Despite those dark circumstances, A Quiet Passion‘s first half is remarkably funny, relying on acerbic wit and understated reactions to carry many early scenes on constant inducements of laughter. The wordplay and banter is inspired both in its writing and in its delivery, with Nixon in particular offering some of the choicest lines for the maximum bittersweet effect. But what’s particularly clever about this humorous discourse is that it’s not only comic for its own sake, but it also acts as a demonstration of how humor is a masking influence for depression. Dickinson was prone to depression from a young age, which was exacerbated by a denial to the kinds of independence and autonomy she craved, but one would never know if they just took her conversations with friends and family at face value.

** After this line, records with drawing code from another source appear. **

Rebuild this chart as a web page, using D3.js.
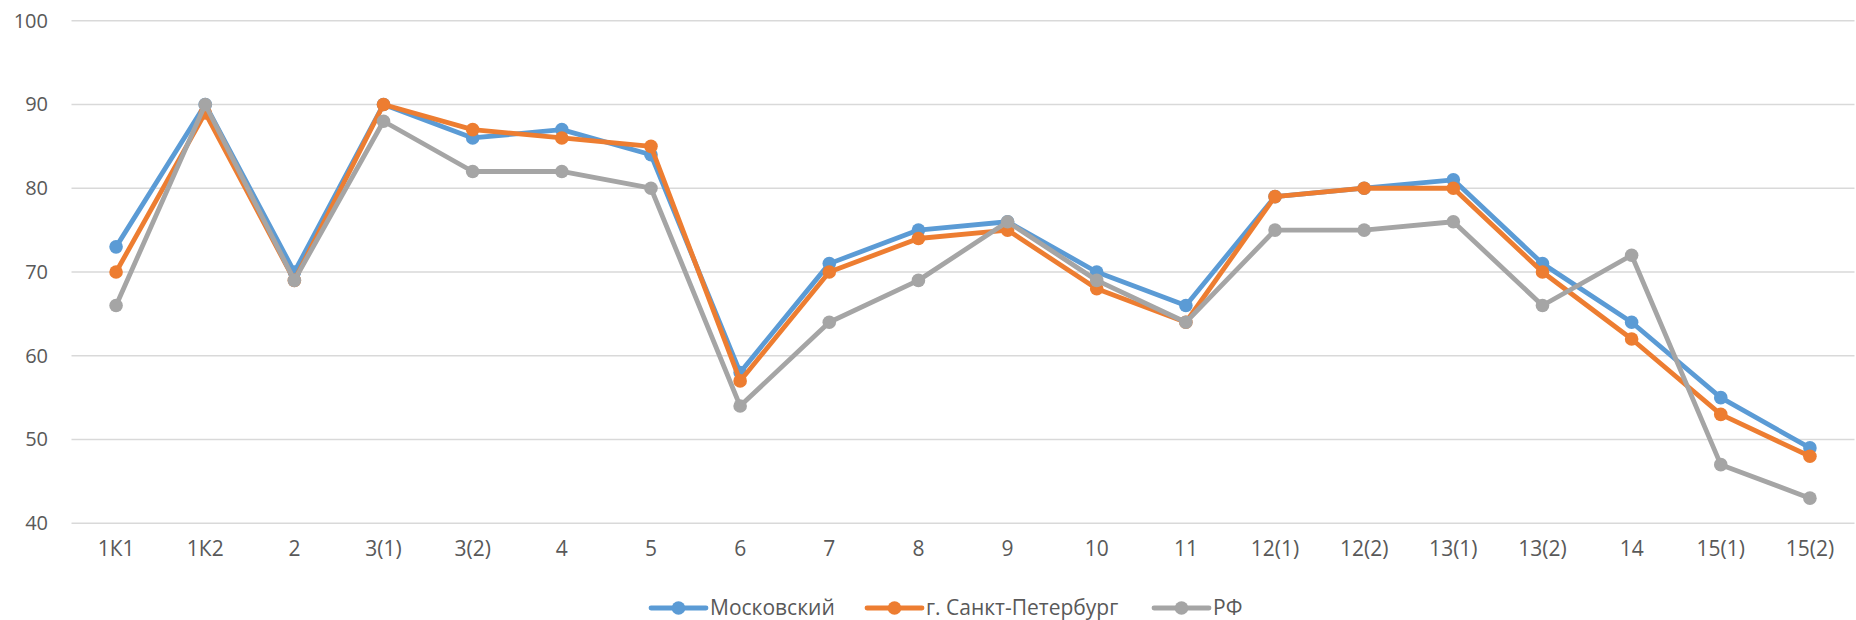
<!DOCTYPE html>
<html>
<head>
<meta charset="utf-8">
<script src="https://cdn.jsdelivr.net/npm/d3@7"></script>
<style>
  html, body { margin: 0; padding: 0; background: #fff; }
  svg { display: block; font-family: "Open Sans", "Noto Sans", sans-serif; }
</style>
</head>
<body>
<div id="chart"></div>
<script>
const categories = ["1К1", "1К2", "2", "3(1)", "3(2)", "4", "5", "6", "7", "8", "9", "10", "11", "12(1)", "12(2)", "13(1)", "13(2)", "14", "15(1)", "15(2)"];
const moscow = [73, 90, 70, 90, 86, 87, 84, 58, 71, 75, 76, 70, 66, 79, 80, 81, 71, 64, 55, 49];
const spb    = [70, 89, 69, 90, 87, 86, 85, 57, 70, 74, 75, 68, 64, 79, 80, 80, 70, 62, 53, 48];
const rf     = [66, 90, 69, 88, 82, 82, 80, 54, 64, 69, 76, 69, 64, 75, 75, 76, 66, 72, 47, 43];
const seriesNames = ["Московский", "г. Санкт-Петербург", "РФ"];
const yTicks = [40, 50, 60, 70, 80, 90, 100];

const width = 1856;
const height = 620;
const colors = ["#5B9BD5", "#ED7D31", "#A5A5A5"];
const textColor = "#595959";

const series = [moscow, spb, rf].map((values, i) => ({ name: seriesNames[i], values, color: colors[i] }));

const svg = d3.select("#chart").append("svg")
  .attr("width", width)
  .attr("height", height);

const x = d3.scaleBand().domain(categories).range([71.5, 1854.5]);
const y = d3.scaleLinear().domain([40, 100]).range([523.3, 20.7]);

// gridlines
svg.append("g")
  .selectAll("line")
  .data(yTicks)
  .join("line")
  .attr("x1", x.range()[0])
  .attr("x2", x.range()[1])
  .attr("y1", d => y(d))
  .attr("y2", d => y(d))
  .attr("stroke", "#D9D9D9")
  .attr("stroke-width", 1.5);

// y axis labels
const yAxis = svg.append("g")
  .attr("transform", "translate(48,0)")
  .call(d3.axisLeft(y).tickValues(yTicks).tickSize(0).tickPadding(0));
yAxis.select(".domain").remove();
yAxis.selectAll("text")
  .attr("fill", textColor)
  .style("font-size", "20px")
  .style("font-family", "\"Open Sans\", sans-serif");

// x axis labels
const xAxis = svg.append("g")
  .attr("transform", "translate(0,541)")
  .call(d3.axisBottom(x).tickSize(0).tickPadding(0));
xAxis.select(".domain").remove();
xAxis.selectAll("text")
  .attr("fill", textColor)
  .style("font-size", "21px")
  .style("font-family", "\"Open Sans\", sans-serif");

const line = d3.line()
  .x((d, i) => x(categories[i]) + x.bandwidth() / 2)
  .y(d => y(d));

const g = svg.append("g");

series.forEach(s => {
  g.append("path")
    .datum(s.values)
    .attr("fill", "none")
    .attr("stroke", s.color)
    .attr("stroke-width", 4.8)
    .attr("stroke-linejoin", "round")
    .attr("stroke-linecap", "round")
    .attr("d", line);

  g.append("g")
    .selectAll("circle")
    .data(s.values)
    .join("circle")
    .attr("cx", (d, i) => x(categories[i]) + x.bandwidth() / 2)
    .attr("cy", d => y(d))
    .attr("r", 6.8)
    .attr("fill", s.color);
});

// legend
const legendStarts = [651, 867, 1154];
const legend = svg.append("g").attr("transform", "translate(0,608)");
series.forEach((s, i) => {
  const item = legend.append("g").attr("transform", `translate(${legendStarts[i]},0)`);
  item.append("line")
    .attr("x1", 0).attr("x2", 55)
    .attr("stroke", s.color)
    .attr("stroke-width", 4.8)
    .attr("stroke-linecap", "round");
  item.append("circle")
    .attr("cx", 27.5)
    .attr("r", 6.8)
    .attr("fill", s.color);
  item.append("text")
    .attr("x", 59)
    .attr("dy", "0.35em")
    .attr("fill", textColor)
    .style("font-size", "21px")
    .text(s.name);
});
</script>
</body>
</html>
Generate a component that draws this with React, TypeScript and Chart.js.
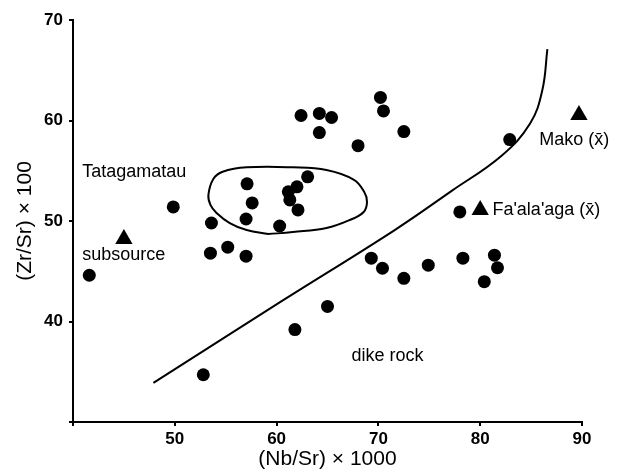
import React, { useEffect, useRef } from "react";
import { Chart, registerables } from "chart.js";

Chart.register(...registerables);

// Dike rock / Tatagamatau samples (Nb/Sr ×1000, Zr/Sr ×100)
const sampleNb = [41.6, 49.85, 52.8, 53.5, 53.6, 55.2, 57.0, 57.0, 57.1, 57.6, 60.3, 61.15, 61.3, 62.0, 62.1, 63.05, 62.4, 64.2, 65.4, 64.2, 68.0, 70.2, 70.5, 72.5, 61.8, 65.0, 69.3, 70.4, 72.5, 74.9, 78.3, 81.4, 81.7, 80.4, 78.0, 82.9];
const sampleZr = [44.6, 51.4, 34.7, 46.8, 49.8, 47.4, 46.5, 50.2, 53.7, 51.8, 49.5, 52.9, 52.1, 53.4, 51.1, 54.4, 60.5, 60.7, 60.3, 58.8, 57.5, 62.3, 60.95, 58.9, 39.2, 41.5, 46.3, 45.3, 44.3, 45.6, 46.3, 46.6, 45.35, 43.96, 50.9, 58.1];

// Source means (triangles): subsource, Fa'ala'aga, Mako
const sourceNb = [45.0, 80.0, 89.7];
const sourceZr = [48.2, 51.1, 60.55];

// Dividing curve
const curveNb = [47.9, 60.3, 71.6, 77.2, 82.1, 84.9, 86.1, 86.6];
const curveZr = [33.9, 41.9, 49.1, 53.0, 56.5, 59.7, 63.0, 67.1];

// Tatagamatau field outline
const fieldNb = [59.2, 61.6, 64.9, 67.2, 68.55, 68.88, 68.6, 67.6, 64.9, 61.6, 57.06, 54.7, 53.8, 53.3, 53.5, 54.1, 55.4, 57.06, 59.2];
const fieldZr = [48.7, 48.9, 49.3, 50.1, 50.9, 51.9, 52.9, 54.1, 55.07, 55.34, 55.34, 54.9, 54.2, 52.6, 51.6, 50.8, 49.8, 49.1, 48.7];

const xTicks = [50, 60, 70, 80, 90];
const yTicks = [40, 50, 60, 70];

const labelTexts = ["Tatagamatau", "subsource", "Mako (x\u0304)", "Fa'ala'aga (x\u0304)", "dike rock"];
const labelNb = [40.9, 40.9, 85.8, 81.2, 70.9];
const labelZr = [54.9, 46.6, 58.06, 51.1, 36.6];
const labelAlign = ["left", "left", "left", "left", "center"];

const FONT = "'Liberation Sans', Arial, Helvetica, sans-serif";

const zip = (xs: number[], ys: number[]) => xs.map((x, i) => ({ x, y: ys[i] }));

const textPlugin = {
  id: "textLabels",
  afterDatasetsDraw(chart: any) {
    const { ctx, scales } = chart;
    ctx.save();
    ctx.fillStyle = "#000";
    ctx.font = `18px ${FONT}`;
    ctx.textBaseline = "middle";
    labelTexts.forEach((t, i) => {
      ctx.textAlign = labelAlign[i];
      ctx.fillText(t, scales.x.getPixelForValue(labelNb[i]), scales.y.getPixelForValue(labelZr[i]));
    });
    ctx.restore();
  },
};

export default function App() {
  const ref = useRef<HTMLCanvasElement>(null);
  useEffect(() => {
    document.body.style.margin = "0";
    const chart = new Chart(ref.current!, {
      type: "scatter",
      data: {
        datasets: [
          {
            data: zip(curveNb, curveZr),
            showLine: true,
            borderColor: "#000",
            borderWidth: 2,
            pointRadius: 0,
            tension: 0.4,
          },
          {
            data: zip(fieldNb, fieldZr),
            showLine: true,
            borderColor: "#000",
            borderWidth: 2,
            pointRadius: 0,
            tension: 0.4,
          },
          {
            data: zip(sampleNb, sampleZr),
            pointStyle: "circle",
            pointRadius: 6.5,
            backgroundColor: "#000",
            borderColor: "#000",
            borderWidth: 0,
            clip: false,
          },
          {
            data: zip(sourceNb, sourceZr),
            pointStyle: "triangle",
            pointRadius: 10,
            backgroundColor: "#000",
            borderColor: "#000",
            borderWidth: 0,
            clip: false,
          },
        ],
      },
      options: {
        responsive: false,
        animation: false,
        layout: { padding: { top: 20, right: 38, left: 0, bottom: 0 } },
        plugins: { legend: { display: false }, tooltip: { enabled: false } },
        scales: {
          x: {
            type: "linear",
            min: 40,
            max: 90,
            afterFit: (s: any) => { s.height = 50; },
            afterBuildTicks: (s: any) => { s.ticks = [40, ...xTicks].map((v) => ({ value: v })); },
            border: { display: true, color: "#000", width: 2 },
            grid: { drawOnChartArea: false, drawTicks: true, tickLength: 4, color: "#000", lineWidth: 2 },
            ticks: {
              color: "#000",
              padding: 3,
              font: { family: FONT, size: 17, weight: "bold" },
              callback: (v: any) => (xTicks.includes(v) ? String(v) : ""),
            },
            title: {
              display: true,
              text: "(Nb/Sr) \u00d7 1000",
              color: "#000",
              font: { family: FONT, size: 21 },
              padding: { top: 0, bottom: 0 },
            },
          },
          y: {
            type: "linear",
            min: 30,
            max: 70,
            afterFit: (s: any) => { s.width = 73; },
            afterBuildTicks: (s: any) => { s.ticks = [30, ...yTicks].map((v) => ({ value: v })); },
            border: { display: true, color: "#000", width: 2 },
            grid: { drawOnChartArea: false, drawTicks: true, tickLength: 4, color: "#000", lineWidth: 2 },
            ticks: {
              color: "#000",
              padding: 6,
              font: { family: FONT, size: 17, weight: "bold" },
              callback: (v: any) => (yTicks.includes(v) ? String(v) : ""),
            },
            title: {
              display: true,
              text: "(Zr/Sr) \u00d7 100",
              color: "#000",
              font: { family: FONT, size: 21 },
              padding: { top: 13, bottom: 0 },
            },
          },
        },
      },
      plugins: [textPlugin],
    } as any);
    return () => chart.destroy();
  }, []);
  return <canvas ref={ref} width={620} height={472} />;
}
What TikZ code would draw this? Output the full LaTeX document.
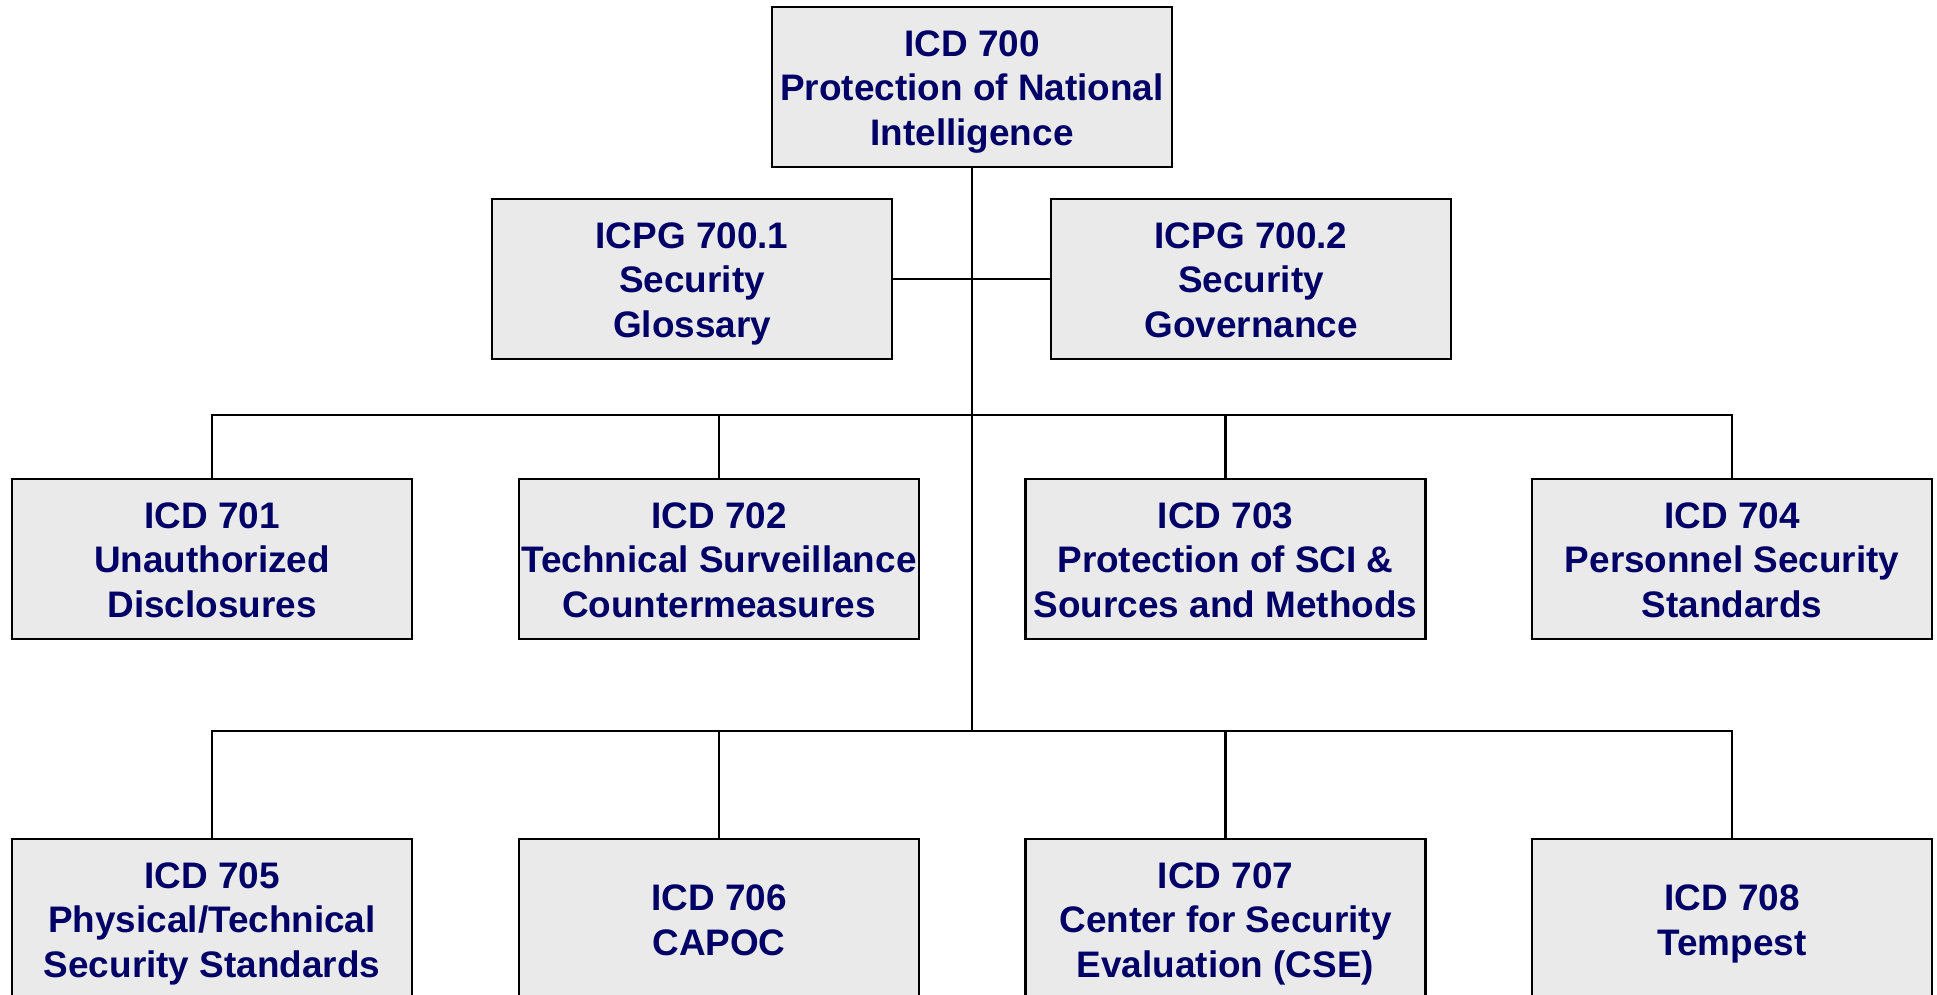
\documentclass[tikz,border=0pt]{standalone}
\usepackage{fontspec}
\setmainfont{Liberation Sans}
\definecolor{navytext}{RGB}{0,0,102}
\definecolor{boxfill}{RGB}{234,234,234}
\newcommand{\doclines}[1]{\raisebox{-5pt}[\height][\depth]{\begin{tabular}{@{}c@{}}#1\end{tabular}}}
\begin{document}
\begin{tikzpicture}[x=1pt,y=1pt,
  docbox/.style={draw=black, line width=2.6pt, fill=boxfill, rectangle,
    minimum width=400pt, minimum height=160pt, inner sep=0pt,
    text=navytext, font=\bfseries\fontsize{36.9}{44.5}\selectfont},
  link/.style={draw=black, line width=2.2pt}]
\useasboundingbox (0,0) rectangle (1937,-995);
\node[docbox] (top) at (972,-87) {\doclines{ICD 700\\Protection of National\\Intelligence}};
\node[docbox] (g1) at (692,-279) {\doclines{ICPG 700.1\\Security\\Glossary}};
\node[docbox] (g2) at (1251,-279) {\doclines{ICPG 700.2\\Security\\Governance}};
\node[docbox] (n701) at (212,-559) {\doclines{ICD 701\\Unauthorized\\Disclosures}};
\node[docbox] (n702) at (719,-559) {\doclines{ICD 702\\Technical Surveillance\\Countermeasures}};
\node[docbox] (n703) at (1225.5,-559) {\doclines{ICD 703\\Protection of SCI \&\\Sources and Methods}};
\node[docbox] (n704) at (1732,-559) {\doclines{ICD 704\\Personnel Security\\Standards}};
\node[docbox] (n705) at (212,-919) {\doclines{ICD 705\\Physical/Technical\\Security Standards}};
\node[docbox] (n706) at (719,-919) {\doclines{ICD 706\\CAPOC}};
\node[docbox] (n707) at (1225.5,-919) {\doclines{ICD 707\\Center for Security\\Evaluation (CSE)}};
\node[docbox] (n708) at (1732,-919) {\doclines{ICD 708\\Tempest}};
\coordinate (b1) at (972,-415);
\coordinate (b2) at (972,-731);
\draw[link] (top.south) -- (b2);
\draw[link] (g1.east) -- (g2.west);
\draw[link] (n701.north) |- (b1) -| (n704.north);
\draw[link] (n702.north) -- (n702.north |- b1);
\draw[link] (n703.north) -- (n703.north |- b1);
\draw[link] (n705.north) |- (b2) -| (n708.north);
\draw[link] (n706.north) -- (n706.north |- b2);
\draw[link] (n707.north) -- (n707.north |- b2);
\end{tikzpicture}
\end{document}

This makes it a somewhat jarring experience when, for the film’s latter half, Davies opts to pull the curtain back and show the tragedy of Dickinson’s later years without much, if any, comedic buffer. This tonal shift serves as an excellent demonstration of how ingrained Dickinson’s depression was, but it also highlights some aggravating trends in Davies’s direction. Scenes in the Dickinson household feel more and more staged, less like a naturally told story than a protracted montage of the dramas and arguments that engulfed their lives during Emily’s final years, punctuated by extended scenes that take a long time to symbolically convey what in actuality is a very simple message. There is also an attempt to use Dickinson’s poetry as a contextualizing narration to tie key scenes together across time, but in practice it comes across as too literal and trivializing.
Still, A Quiet Passion is a fantastic exploration of depression and oppression in a context and tone which are not often explored. Sure, some of Terence Davies’s directorial ticks may turn casual viewers off, as might the palpable shift in tone at the film’s midpoint, but that shift is entirely the point to the comic joy found in early scenes. Emily Dickinson’s life was by no means a comedy, but maybe by looking at her more humorous side we can understand the depths of the emotional pain she attempted to mask.